As such, yes, the function is valid -- but with the surrounding code as you've written it, any code you added afterward that attempted to dereference i would give undefined behavior.
Just because a pointer has a value doesn't mean it's a valid pointer.
In this case it holds an address which used to be that of x, and chances are that address still has the value 5, but it's not valid pointer and you can't count on that value being there.
int i points to a patch of memory that is unsafe to access, it is not a valid pointer.
the variable "i" is still a pointer, but even reading the value it points to will give you undefined behavior. That's why you should never write a function like func.
I think that x is created as an un-named temporary on the stack in setting up the call to func(). This temporary will exist until at least the end of the statement in the caller. So the int* i is perfectly valid. It only ceases to be valid at the end of the statement - which means that you cannot use it.
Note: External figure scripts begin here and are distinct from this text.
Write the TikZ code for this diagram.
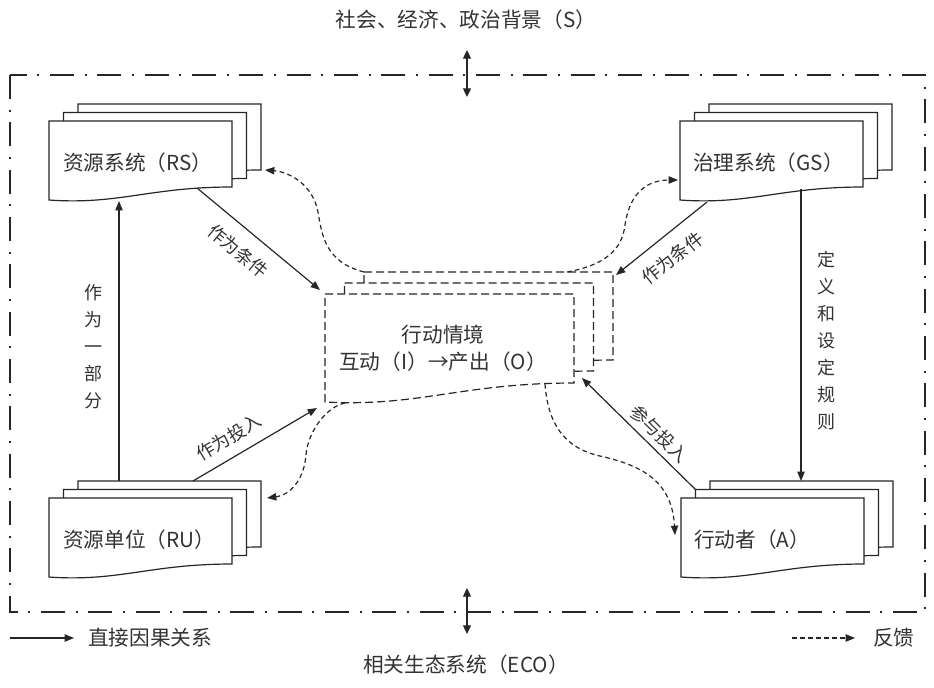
\documentclass[tikz,border=0pt]{standalone}
\usepackage{fontspec}
\setmainfont{Noto Sans CJK SC}
\usetikzlibrary{arrows.meta}

\tikzset{
  pics/doc/.style n args={3}{code={
      \draw[pic actions] (0,0) -- (#1,0) -- (#1,#3) .. controls ({0.55*#1},#3) and ({0.38*#1},{#2+5}) .. (0,#2) -- cycle;
      \coordinate (-nw) at (0,0); \coordinate (-ne) at (#1,0);
      \coordinate (-se) at (#1,#3); \coordinate (-sw) at (0,#2);
  }}
}

\begin{document}
\begin{tikzpicture}[x=0.75pt,y=0.75pt,yscale=-1,xscale=1,
    line/.style={draw=black!85, line width=0.9pt},
    docbox/.style={line, fill=white, transform shape},
    situation/.style={docbox, dash pattern=on 6pt off 3pt},
    arr/.style={line, -{Triangle[length=7pt,width=5.5pt]}},
    fb/.style={arr, dash pattern=on 3.5pt off 2.5pt},
    dbl/.style={line, {Triangle[length=6.5pt,width=6pt]}-{Triangle[length=6.5pt,width=6pt]}},
    txt/.style={font=\fontsize{15.5}{20.25}\selectfont, text=black!80, inner sep=0pt},
    lbl/.style={font=\fontsize{13.5}{20.25}\selectfont, text=black!80, inner sep=0pt}]
        \useasboundingbox (0,0) rectangle (934,687);
        \draw [line, line width=0.8pt, dash pattern=on 18pt off 8pt on 1.5pt off 8pt] (10,75) rectangle (925,612);

        % resource system, governance system, resource units, actors
        \pic [docbox] (rs3) at (78,104) {doc={183}{79}{66}};
        \pic [docbox] (rs2) at (63.5,112.5) {doc={183}{79}{66}};
        \pic [docbox] (rs1) at (49,121) {doc={183}{79}{66}};
        \pic [docbox] (gs3) at (709,104) {doc={183}{79}{66}};
        \pic [docbox] (gs2) at (694.5,112.5) {doc={183}{79}{66}};
        \pic [docbox] (gs1) at (680,121) {doc={183}{79}{66}};
        \pic [docbox] (ru3) at (78,481) {doc={183}{79}{66}};
        \pic [docbox] (ru2) at (63.5,489.5) {doc={183}{79}{66}};
        \pic [docbox] (ru1) at (49,498) {doc={183}{79}{66}};
        \pic [docbox] (a3) at (710,481) {doc={183}{79}{66}};
        \pic [docbox] (a2) at (695.5,489.5) {doc={183}{79}{66}};
        \pic [docbox] (a1) at (681,498) {doc={183}{79}{66}};

        % action situation
        \pic [situation] (as3) at (364,272) {doc={249}{108}{88}};
        \pic [situation] (as2) at (344.5,283) {doc={249}{108}{88}};
        \pic [situation] (as1) at (325,294) {doc={249}{108}{89}};

        \node [txt, anchor=west] (rs) at ([shift={(14,42)}]rs1-nw) {资源系统（RS）};
        \node [txt, anchor=west] (gs) at ([shift={(13,42)}]gs1-nw) {治理系统（GS）};
        \node [txt, anchor=west] (ru) at ([shift={(14,42)}]ru1-nw) {资源单位（RU）};
        \node [txt, anchor=west] (a) at ([shift={(13,42)}]a1-nw) {行动者（A）};
        \node [txt, align=center] (as) at (443,348) {行动情境\\互动（I）→产出（O）};

        \node [txt] (s) at (466,20) {社会、经济、政治背景（S）};
        \node [txt] (eco) at (466,665) {相关生态系统（ECO）};

        % direct causal links
        \draw [arr] ([shift={(-35,1)}]rs1-se) -- node [lbl, pos=0.45, rotate=-39.7, anchor=north, inner ysep=10pt] {作为条件} ([shift={(-5,-4)}]as1-nw);
        \draw [arr] ([shift={(27,2)}]gs1-sw) -- node [lbl, pos=0.53, rotate=38.7, anchor=north, inner ysep=10pt] {作为条件} ([shift={(3,3)}]as3-ne);
        \draw [arr] ([shift={(115,0)}]ru3-nw) -- node [lbl, pos=0.37, rotate=30.5, anchor=south, inner ysep=8pt] {作为投入} ([shift={(-8,6)}]as1-sw);
        \draw [arr] ([shift={(41,0)}]ru3-nw) -- node [lbl, align=center, pos=0.48, left=12pt] {作\\为\\一\\部\\分} ([shift={(70,1)}]rs1-sw);
        \draw [arr] ([shift={(121,-11)}]gs1-sw) -- node [lbl, align=center, pos=0.52, right=12pt] {定\\义\\和\\设\\定\\规\\则} ([shift={(91,0)}]a3-nw);
        \draw [arr] (a2-nw) -- node [lbl, pos=0.41, rotate=-44.2, anchor=south, inner ysep=4pt] {参与投入} ([shift={(8,-5)}]as1-se);

        % feedback
        \draw [fb] (as3-nw) .. controls (325,262) and (322,235) .. (318,212) .. controls (313,185) and (290,172) .. ([shift={(4,0)}]rs3-se);
        \draw [fb] ([shift={(-46,0)}]as3-ne) .. controls (605,265) and (622,250) .. (625,225) .. controls (630,190) and (650,180) .. ([shift={(-2,59)}]gs1-nw);
        \draw [fb] ([shift={(20,1)}]as1-sw) .. controls (328,406) and (308,430) .. (306,455) .. controls (304,480) and (290,495) .. ([shift={(6,17)}]ru3-ne);
        \draw [fb] ([shift={(-29,1)}]as1-se) .. controls (548,425) and (565,448) .. (600,456) .. controls (640,465) and (672,480) .. ([shift={(-6,37)}]a1-nw);

        % context
        \draw [dbl] ([shift={(1,30)}]s.center) -- ([shift={(1,77)}]s.center);
        \draw [dbl] ([shift={(1,-77)}]eco.center) -- ([shift={(1,-31)}]eco.center);

        % key
        \coordinate (key1) at (10,638);
        \node [txt, anchor=west] (causal) at (88,638) {直接因果关系};
        \draw [arr] (key1) -- ([shift={(-14,0)}]causal.west);
        \coordinate (key2) at (792,638);
        \node [txt, anchor=west] (feedback) at (873,638) {反馈};
        \draw [fb] (key2) -- ([shift={(-18,0)}]feedback.west);

    \end{tikzpicture}
\end{document}
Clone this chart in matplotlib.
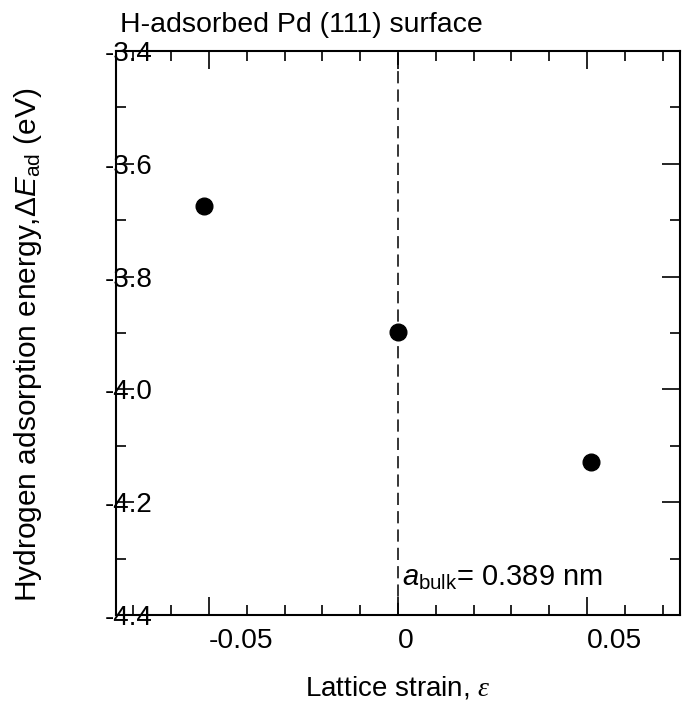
import matplotlib
matplotlib.use("Agg")
import matplotlib.pyplot as plt

# lattice strain vs H adsorption energy on Pd(111)
strain = [-0.0514, 0.0, 0.0511]
energy = [-3.674, -3.899, -4.129]
xticks = [-0.05, 0.0, 0.05]
xticklabels = ["-0.05", "0", "0.05"]
yticks = [-3.4, -3.6, -3.8, -4.0, -4.2, -4.4]
yticklabels = ["-3.4", "-3.6", "-3.8", "-4.0", "-4.2", "-4.4"]

plt.rcParams['font.family'] = ['Liberation Sans', 'DejaVu Sans']
plt.rcParams['mathtext.fontset'] = 'custom'
plt.rcParams['mathtext.rm'] = 'Liberation Sans'
plt.rcParams['mathtext.it'] = 'Liberation Sans:italic'
plt.rcParams['mathtext.cal'] = 'Liberation Serif:italic'

fig = plt.figure(figsize=(6.82, 7.07), dpi=100)
ax = fig.add_axes([116/682, 92/707, 564/682, 564/707])

ax.axvline(0, color='black', lw=1.1, ls=(0, (8, 4)), zorder=1)
ax.plot(strain, energy, 'o', color='black', ms=12, zorder=3)

ax.set_xlim(-0.0746, 0.0746)
ax.set_ylim(-4.4, -3.4)
ax.set_xticks(xticks)
ax.set_xticklabels(xticklabels, ha='left')
ax.set_yticks(yticks)
ax.set_yticklabels(yticklabels, ha='left')
ax.set_xticks([x / 100 for x in range(-7, 8)], minor=True)
ax.set_yticks([-3.4 - y / 10 for y in range(11)], minor=True)

ax.tick_params(which='both', direction='in', top=True, right=True, width=1.2)
ax.tick_params(which='major', length=13)
ax.tick_params(which='minor', length=7)
ax.tick_params(axis='x', labelsize=20.3, pad=9)
ax.tick_params(axis='y', labelsize=20, pad=8)
for s in ax.spines.values():
    s.set_linewidth(1.5)

ax.text(0.001, -4.334, r"$a_{\rm bulk}$= 0.389 nm", fontsize=21, va='center', ha='left')

ax.set_xlabel(r"Lattice strain, $\mathcal{\varepsilon}$", fontsize=20)
ax.xaxis.set_label_coords(0.5, -0.105)
ax.set_ylabel(r"Hydrogen adsorption energy,$\Delta E_{\rm ad}$ (eV)", fontsize=21.5)
ax.yaxis.set_label_coords(-0.128, 0.478)

fig.text(120/682, 1 - 32/707, "H-adsorbed Pd (111) surface", fontsize=20.5, va='baseline', ha='left')

fig.savefig("out.png", dpi=100)
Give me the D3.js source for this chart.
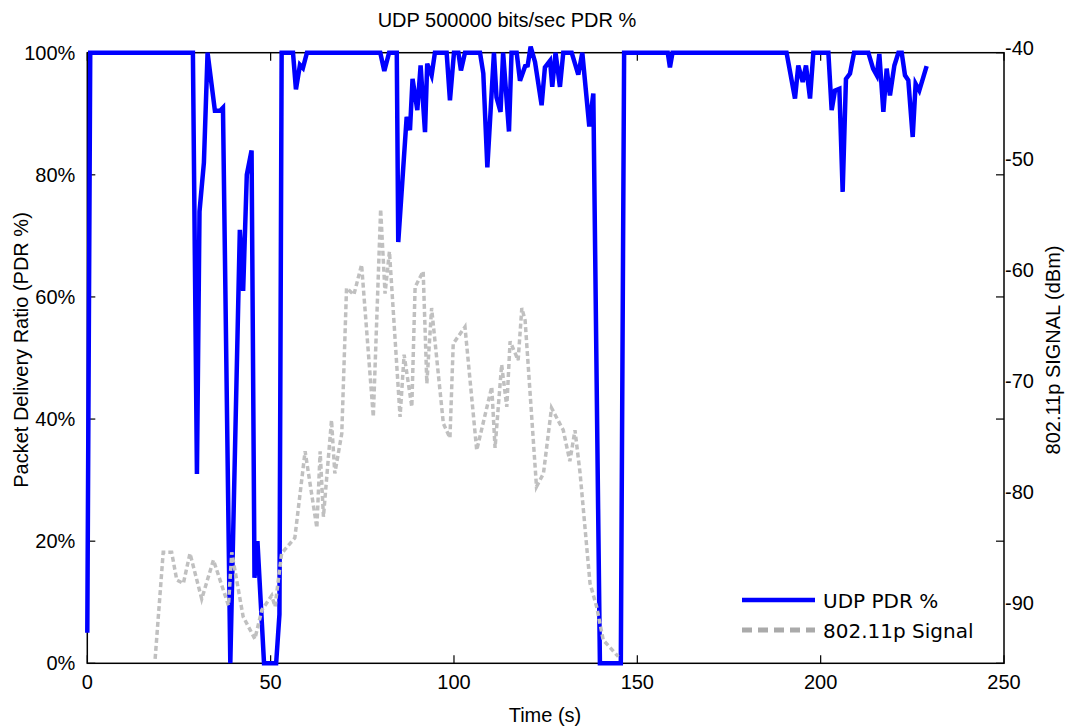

There is something in the standard about un-named temporaries being retained until the last reference to them goes out of scope, but I don't think it covers this explicit and hidden indirection.
[ Happy to have someone tell me otherwise.]
5 is program data. It is in the data segment, not the stack or heap.
So a pointer or reference to it will remain valid for the duration of the program.
Default arguments are evaluated every time the function is called, so the call func() is actually func(5) which is binding a temporary to a reference-to-const. The lifetime of that temporary is then extended till the end of the function and the object is destroyed. Any pointer to this object after that is invalid and dereferencing it is undefined behaviour.